=== Data shown ===
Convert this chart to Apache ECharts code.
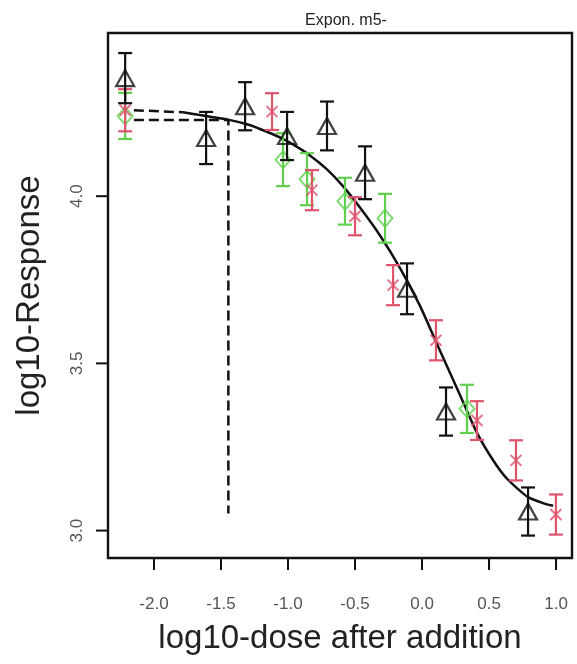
<!DOCTYPE html>
<html>
<head>
<meta charset="utf-8">
<script src="https://cdn.jsdelivr.net/npm/echarts@6/dist/echarts.min.js"></script>
<style>html,body{margin:0;padding:0;background:#fff}#c{width:577px;height:664px}</style>
</head>
<body>
<div id="c"></div>
<script>
// ---- data ----
const titleText = 'Expon. m5-';
const xTitle = 'log10-dose after addition';
const yTitle = 'log10-Response';
const xTicks = [-2.0, -1.5, -1.0, -0.5, 0.0, 0.5, 1.0];
const yTicks = [3.0, 3.5, 4.0];

const blackX = [-2.215, -1.611, -1.32, -1.007, -0.709, -0.425, -0.112, 0.179, 0.791];
const blackY = [4.353, 4.174, 4.269, 4.180, 4.210, 4.070, 3.723, 3.356, 3.057];
const blackErr = [0.075, 0.078, 0.072, 0.072, 0.073, 0.079, 0.076, 0.072, 0.072];

const redX = [-2.215, -1.119, -0.821, -0.500, -0.216, 0.104, 0.410, 0.701, 0.999];
const redY = [4.257, 4.253, 4.018, 3.940, 3.734, 3.569, 3.329, 3.210, 3.048];
const redErr = [0.063, 0.055, 0.060, 0.057, 0.060, 0.060, 0.058, 0.060, 0.060];

const greenX = [-2.215, -1.037, -0.858, -0.575, -0.276, 0.336];
const greenY = [4.240, 4.109, 4.051, 3.985, 3.934, 3.364];
const greenErr = [0.069, 0.079, 0.078, 0.070, 0.073, 0.072];

const curveX = [-1.784, -1.657, -1.448, -1.306, -1.209, -1.060, -0.963, -0.836, -0.709, -0.590, -0.463, -0.306, -0.164, -0.015, 0.104, 0.284, 0.410, 0.534, 0.634, 0.791, 0.918, 0.978];
const curveY = [4.251, 4.243, 4.229, 4.215, 4.201, 4.176, 4.155, 4.122, 4.080, 4.030, 3.966, 3.878, 3.785, 3.672, 3.565, 3.405, 3.292, 3.208, 3.155, 3.100, 3.080, 3.074];

const extX = [-2.15, -1.784];
const extY = [4.257, 4.251];

const edX = [-2.15, -1.445, -1.445];
const edY = [4.228, 4.228, 3.051];

const xMin = -2.343, xMax = 1.119, yMin = 2.918, yMax = 4.488;

// ---- helpers ----
const BLACK = '#111111', RED = '#DF536B', GREEN = '#61D04F';
const zip = (a, b) => a.map((v, i) => [v, b[i]]);
const errData = (xs, ys, es) => xs.map((x, i) => [x, ys[i] - es[i], ys[i] + es[i]]);

function errSeries(xs, ys, es, color, z) {
  return {
    type: 'custom', z: z, silent: true,
    data: errData(xs, ys, es),
    encode: { x: 0, y: [1, 2] },
    renderItem: function (params, api) {
      const lo = api.coord([api.value(0), api.value(1)]);
      const hi = api.coord([api.value(0), api.value(2)]);
      const w = 7;
      const st = { stroke: color, lineWidth: 2.2, fill: null };
      return {
        type: 'group',
        children: [
          { type: 'line', shape: { x1: lo[0], y1: lo[1], x2: hi[0], y2: hi[1] }, style: st },
          { type: 'line', shape: { x1: lo[0] - w, y1: lo[1], x2: lo[0] + w, y2: lo[1] }, style: st },
          { type: 'line', shape: { x1: hi[0] - w, y1: hi[1], x2: hi[0] + w, y2: hi[1] }, style: st }
        ]
      };
    }
  };
}

// axis ticks placed through the axis scales
function tickSeries(dim) {
  const vals = dim === 'x' ? xTicks : yTicks;
  return {
    type: 'custom', silent: true, clip: false, z: 10,
    data: vals.map(v => dim === 'x' ? [v, yMin] : [xMin, v]),
    encode: { x: 0, y: 1 },
    renderItem: function (params, api) {
      const p = api.coord([api.value(0), api.value(1)]);
      const shape = dim === 'x'
        ? { x1: p[0], y1: p[1], x2: p[0], y2: p[1] + 12 }
        : { x1: p[0] - 12, y1: p[1], x2: p[0], y2: p[1] };
      return { type: 'line', shape: shape, style: { stroke: BLACK, lineWidth: 2 } };
    }
  };
}

const chart = echarts.init(document.getElementById('c'), null, { renderer: 'canvas' });
const tickFont = { fontFamily: 'Liberation Sans, Arial', fontSize: 17, color: '#555' };

chart.setOption({
  animation: false,
  backgroundColor: '#fff',
  title: {
    text: titleText, left: 341, top: 8, textAlign: 'center',
    textStyle: { fontFamily: 'Liberation Sans, Arial', fontSize: 16, fontWeight: 'normal', color: '#222' }
  },
  grid: { left: 108, right: 5, top: 33, bottom: 106, show: true, borderColor: BLACK, borderWidth: 2.4, backgroundColor: 'transparent' },
  xAxis: {
    type: 'value', min: xMin, max: xMax,
    name: xTitle, nameLocation: 'middle', nameGap: 64,
    nameTextStyle: { fontFamily: 'Liberation Sans, Arial', fontSize: 33, color: '#222' },
    axisLine: { show: false },
    axisTick: { show: true, inside: false, length: 12, customValues: xTicks, lineStyle: { color: BLACK, width: 2 } },
    axisLabel: { customValues: xTicks, margin: 38, formatter: v => v.toFixed(1), ...tickFont },
    splitLine: { show: false }
  },
  yAxis: {
    type: 'value', min: yMin, max: yMax,
    name: yTitle, nameLocation: 'middle', nameGap: 62, nameRotate: 90,
    nameTextStyle: { fontFamily: 'Liberation Sans, Arial', fontSize: 33, color: '#222' },
    axisLine: { show: false, onZero: false },
    axisTick: { show: false },
    axisLabel: { customValues: yTicks, rotate: 90, margin: 22, formatter: v => v.toFixed(1), ...tickFont },
    splitLine: { show: false }
  },
  series: [
    { type: 'line', data: zip(curveX, curveY), smooth: 0.2, showSymbol: false, symbol: 'none', lineStyle: { color: BLACK, width: 2.5 }, z: 3, silent: true },
    { type: 'line', data: zip(extX, extY), showSymbol: false, symbol: 'none', lineStyle: { color: BLACK, width: 2.5, type: 'dashed', dashOffset: 0 }, z: 3, silent: true },
    { type: 'line', data: zip(edX, edY), showSymbol: false, symbol: 'none', lineStyle: { color: BLACK, width: 2.5, type: 'dashed', dashOffset: 0 }, z: 3, silent: true },
    errSeries(greenX, greenY, greenErr, GREEN, 4),
    errSeries(redX, redY, redErr, RED, 5),
    errSeries(blackX, blackY, blackErr, BLACK, 6),
    { type: 'scatter', data: zip(greenX, greenY), symbol: 'diamond', symbolSize: [15, 17], itemStyle: { color: 'rgba(255,255,255,0)', borderColor: GREEN, borderWidth: 2 }, z: 4, silent: true },
    { type: 'scatter', data: zip(redX, redY), symbol: 'path://M0,0L10,10M10,0L0,10', symbolSize: 11, itemStyle: { color: 'rgba(255,255,255,0)', borderColor: RED, borderWidth: 2 }, z: 5, silent: true },
    { type: 'scatter', data: zip(blackX, blackY), symbol: 'triangle', symbolSize: [18, 16], itemStyle: { color: 'rgba(255,255,255,0)', borderColor: BLACK, borderWidth: 2.2 }, z: 6, silent: true },
    tickSeries('x'),
    tickSeries('y')
  ]
});
</script>
</body>
</html>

=== What needs to be done ===
Your task is an exact transcription of all the data, minus the pictures.

=== Correct output ===
Convert this chart to Apache ECharts code.
<!DOCTYPE html>
<html>
<head>
<meta charset="utf-8">
<script src="https://cdn.jsdelivr.net/npm/echarts@6/dist/echarts.min.js"></script>
<style>html,body{margin:0;padding:0;background:#fff}#c{width:577px;height:664px}</style>
</head>
<body>
<div id="c"></div>
<script>
// ---- data ----
const titleText = 'Expon. m5-';
const xTitle = 'log10-dose after addition';
const yTitle = 'log10-Response';
const xTicks = [-2.0, -1.5, -1.0, -0.5, 0.0, 0.5, 1.0];
const yTicks = [3.0, 3.5, 4.0];

const blackX = [-2.215, -1.611, -1.32, -1.007, -0.709, -0.425, -0.112, 0.179, 0.791];
const blackY = [4.353, 4.174, 4.269, 4.180, 4.210, 4.070, 3.723, 3.356, 3.057];
const blackErr = [0.075, 0.078, 0.072, 0.072, 0.073, 0.079, 0.076, 0.072, 0.072];

const redX = [-2.215, -1.119, -0.821, -0.500, -0.216, 0.104, 0.410, 0.701, 0.999];
const redY = [4.257, 4.253, 4.018, 3.940, 3.734, 3.569, 3.329, 3.210, 3.048];
const redErr = [0.063, 0.055, 0.060, 0.057, 0.060, 0.060, 0.058, 0.060, 0.060];

const greenX = [-2.215, -1.037, -0.858, -0.575, -0.276, 0.336];
const greenY = [4.240, 4.109, 4.051, 3.985, 3.934, 3.364];
const greenErr = [0.069, 0.079, 0.078, 0.070, 0.073, 0.072];

const curveX = [-1.784, -1.657, -1.448, -1.306, -1.209, -1.060, -0.963, -0.836, -0.709, -0.590, -0.463, -0.306, -0.164, -0.015, 0.104, 0.284, 0.410, 0.534, 0.634, 0.791, 0.918, 0.978];
const curveY = [4.251, 4.243, 4.229, 4.215, 4.201, 4.176, 4.155, 4.122, 4.080, 4.030, 3.966, 3.878, 3.785, 3.672, 3.565, 3.405, 3.292, 3.208, 3.155, 3.100, 3.080, 3.074];

const extX = [-2.15, -1.784];
const extY = [4.257, 4.251];

const edX = [-2.15, -1.445, -1.445];
const edY = [4.228, 4.228, 3.051];

const xMin = -2.343, xMax = 1.119, yMin = 2.918, yMax = 4.488;

// ---- helpers ----
const BLACK = '#111111', RED = '#DF536B', GREEN = '#61D04F';
const zip = (a, b) => a.map((v, i) => [v, b[i]]);
const errData = (xs, ys, es) => xs.map((x, i) => [x, ys[i] - es[i], ys[i] + es[i]]);

function errSeries(xs, ys, es, color, z) {
  return {
    type: 'custom', z: z, silent: true,
    data: errData(xs, ys, es),
    encode: { x: 0, y: [1, 2] },
    renderItem: function (params, api) {
      const lo = api.coord([api.value(0), api.value(1)]);
      const hi = api.coord([api.value(0), api.value(2)]);
      const w = 7;
      const st = { stroke: color, lineWidth: 2.2, fill: null };
      return {
        type: 'group',
        children: [
          { type: 'line', shape: { x1: lo[0], y1: lo[1], x2: hi[0], y2: hi[1] }, style: st },
          { type: 'line', shape: { x1: lo[0] - w, y1: lo[1], x2: lo[0] + w, y2: lo[1] }, style: st },
          { type: 'line', shape: { x1: hi[0] - w, y1: hi[1], x2: hi[0] + w, y2: hi[1] }, style: st }
        ]
      };
    }
  };
}

// axis ticks placed through the axis scales
function tickSeries(dim) {
  const vals = dim === 'x' ? xTicks : yTicks;
  return {
    type: 'custom', silent: true, clip: false, z: 10,
    data: vals.map(v => dim === 'x' ? [v, yMin] : [xMin, v]),
    encode: { x: 0, y: 1 },
    renderItem: function (params, api) {
      const p = api.coord([api.value(0), api.value(1)]);
      const shape = dim === 'x'
        ? { x1: p[0], y1: p[1], x2: p[0], y2: p[1] + 12 }
        : { x1: p[0] - 12, y1: p[1], x2: p[0], y2: p[1] };
      return { type: 'line', shape: shape, style: { stroke: BLACK, lineWidth: 2 } };
    }
  };
}

const chart = echarts.init(document.getElementById('c'), null, { renderer: 'canvas' });
const tickFont = { fontFamily: 'Liberation Sans, Arial', fontSize: 17, color: '#555' };

chart.setOption({
  animation: false,
  backgroundColor: '#fff',
  title: {
    text: titleText, left: 341, top: 8, textAlign: 'center',
    textStyle: { fontFamily: 'Liberation Sans, Arial', fontSize: 16, fontWeight: 'normal', color: '#222' }
  },
  grid: { left: 108, right: 5, top: 33, bottom: 106, show: true, borderColor: BLACK, borderWidth: 2.4, backgroundColor: 'transparent' },
  xAxis: {
    type: 'value', min: xMin, max: xMax,
    name: xTitle, nameLocation: 'middle', nameGap: 64,
    nameTextStyle: { fontFamily: 'Liberation Sans, Arial', fontSize: 33, color: '#222' },
    axisLine: { show: false },
    axisTick: { show: true, inside: false, length: 12, customValues: xTicks, lineStyle: { color: BLACK, width: 2 } },
    axisLabel: { customValues: xTicks, margin: 38, formatter: v => v.toFixed(1), ...tickFont },
    splitLine: { show: false }
  },
  yAxis: {
    type: 'value', min: yMin, max: yMax,
    name: yTitle, nameLocation: 'middle', nameGap: 62, nameRotate: 90,
    nameTextStyle: { fontFamily: 'Liberation Sans, Arial', fontSize: 33, color: '#222' },
    axisLine: { show: false, onZero: false },
    axisTick: { show: false },
    axisLabel: { customValues: yTicks, rotate: 90, margin: 22, formatter: v => v.toFixed(1), ...tickFont },
    splitLine: { show: false }
  },
  series: [
    { type: 'line', data: zip(curveX, curveY), smooth: 0.2, showSymbol: false, symbol: 'none', lineStyle: { color: BLACK, width: 2.5 }, z: 3, silent: true },
    { type: 'line', data: zip(extX, extY), showSymbol: false, symbol: 'none', lineStyle: { color: BLACK, width: 2.5, type: 'dashed', dashOffset: 0 }, z: 3, silent: true },
    { type: 'line', data: zip(edX, edY), showSymbol: false, symbol: 'none', lineStyle: { color: BLACK, width: 2.5, type: 'dashed', dashOffset: 0 }, z: 3, silent: true },
    errSeries(greenX, greenY, greenErr, GREEN, 4),
    errSeries(redX, redY, redErr, RED, 5),
    errSeries(blackX, blackY, blackErr, BLACK, 6),
    { type: 'scatter', data: zip(greenX, greenY), symbol: 'diamond', symbolSize: [15, 17], itemStyle: { color: 'rgba(255,255,255,0)', borderColor: GREEN, borderWidth: 2 }, z: 4, silent: true },
    { type: 'scatter', data: zip(redX, redY), symbol: 'path://M0,0L10,10M10,0L0,10', symbolSize: 11, itemStyle: { color: 'rgba(255,255,255,0)', borderColor: RED, borderWidth: 2 }, z: 5, silent: true },
    { type: 'scatter', data: zip(blackX, blackY), symbol: 'triangle', symbolSize: [18, 16], itemStyle: { color: 'rgba(255,255,255,0)', borderColor: BLACK, borderWidth: 2.2 }, z: 6, silent: true },
    tickSeries('x'),
    tickSeries('y')
  ]
});
</script>
</body>
</html>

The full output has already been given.